=== CHALLENGE ===
Quote word for word the lines below, beginning with the first and ending with the one that has "import plotly.graph_objects as go". Drop the pictures.

=== DATA SEGMENT ===

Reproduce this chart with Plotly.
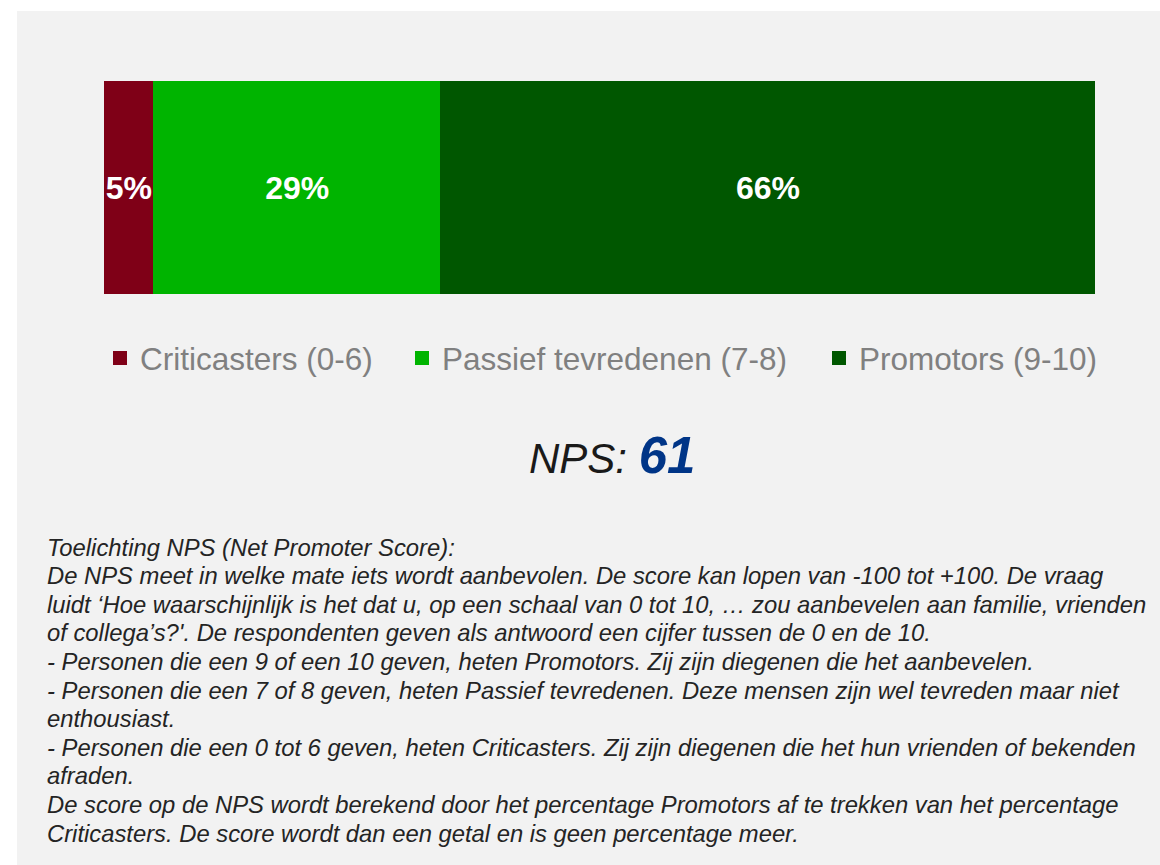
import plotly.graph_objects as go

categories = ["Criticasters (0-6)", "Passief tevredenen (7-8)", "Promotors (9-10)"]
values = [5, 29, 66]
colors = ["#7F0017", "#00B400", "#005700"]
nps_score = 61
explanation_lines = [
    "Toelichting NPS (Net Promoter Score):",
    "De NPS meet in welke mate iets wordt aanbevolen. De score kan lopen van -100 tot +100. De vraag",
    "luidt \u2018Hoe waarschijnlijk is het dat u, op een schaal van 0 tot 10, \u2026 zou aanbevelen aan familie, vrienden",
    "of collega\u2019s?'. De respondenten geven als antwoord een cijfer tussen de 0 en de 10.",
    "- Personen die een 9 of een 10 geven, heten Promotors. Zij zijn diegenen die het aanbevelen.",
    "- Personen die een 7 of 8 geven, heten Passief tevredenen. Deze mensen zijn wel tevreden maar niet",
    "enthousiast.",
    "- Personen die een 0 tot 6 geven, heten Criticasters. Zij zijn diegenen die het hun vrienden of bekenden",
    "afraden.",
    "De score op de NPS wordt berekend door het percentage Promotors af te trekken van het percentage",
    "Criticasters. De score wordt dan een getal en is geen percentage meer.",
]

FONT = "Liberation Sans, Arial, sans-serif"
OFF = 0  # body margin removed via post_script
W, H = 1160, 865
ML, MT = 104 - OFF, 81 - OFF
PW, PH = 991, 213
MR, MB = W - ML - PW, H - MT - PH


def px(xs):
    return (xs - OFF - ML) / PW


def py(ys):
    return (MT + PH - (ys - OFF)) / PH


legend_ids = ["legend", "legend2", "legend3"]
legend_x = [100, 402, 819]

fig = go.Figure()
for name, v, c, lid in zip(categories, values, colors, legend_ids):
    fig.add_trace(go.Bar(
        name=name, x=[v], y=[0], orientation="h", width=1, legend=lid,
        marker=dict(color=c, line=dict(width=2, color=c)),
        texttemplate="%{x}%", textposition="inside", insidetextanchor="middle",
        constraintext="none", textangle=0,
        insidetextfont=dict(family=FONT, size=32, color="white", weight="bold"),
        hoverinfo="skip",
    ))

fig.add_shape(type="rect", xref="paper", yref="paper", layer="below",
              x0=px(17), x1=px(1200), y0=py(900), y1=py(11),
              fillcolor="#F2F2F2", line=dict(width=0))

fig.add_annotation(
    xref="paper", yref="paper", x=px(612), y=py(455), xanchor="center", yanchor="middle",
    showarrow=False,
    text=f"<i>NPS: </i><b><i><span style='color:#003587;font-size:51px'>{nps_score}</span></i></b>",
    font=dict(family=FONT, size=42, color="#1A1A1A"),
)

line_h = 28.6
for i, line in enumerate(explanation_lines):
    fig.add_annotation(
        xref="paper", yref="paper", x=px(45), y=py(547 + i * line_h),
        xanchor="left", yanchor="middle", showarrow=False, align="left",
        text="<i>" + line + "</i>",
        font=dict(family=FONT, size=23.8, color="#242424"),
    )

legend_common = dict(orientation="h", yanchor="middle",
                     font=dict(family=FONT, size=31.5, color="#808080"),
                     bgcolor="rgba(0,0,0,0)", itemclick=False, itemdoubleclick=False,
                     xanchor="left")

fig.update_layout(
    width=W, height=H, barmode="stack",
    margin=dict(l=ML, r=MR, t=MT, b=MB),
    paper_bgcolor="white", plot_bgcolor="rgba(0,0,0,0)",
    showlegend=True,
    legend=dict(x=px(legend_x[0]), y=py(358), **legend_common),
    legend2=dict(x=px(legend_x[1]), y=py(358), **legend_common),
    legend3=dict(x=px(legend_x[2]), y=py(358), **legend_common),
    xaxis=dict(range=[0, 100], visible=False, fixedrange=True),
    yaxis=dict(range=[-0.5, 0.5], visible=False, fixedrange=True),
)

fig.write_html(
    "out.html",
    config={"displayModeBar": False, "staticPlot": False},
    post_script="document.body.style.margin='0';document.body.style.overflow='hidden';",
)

=== OUTPUT OF THE TASK ===
Reproduce this chart with Plotly.
import plotly.graph_objects as go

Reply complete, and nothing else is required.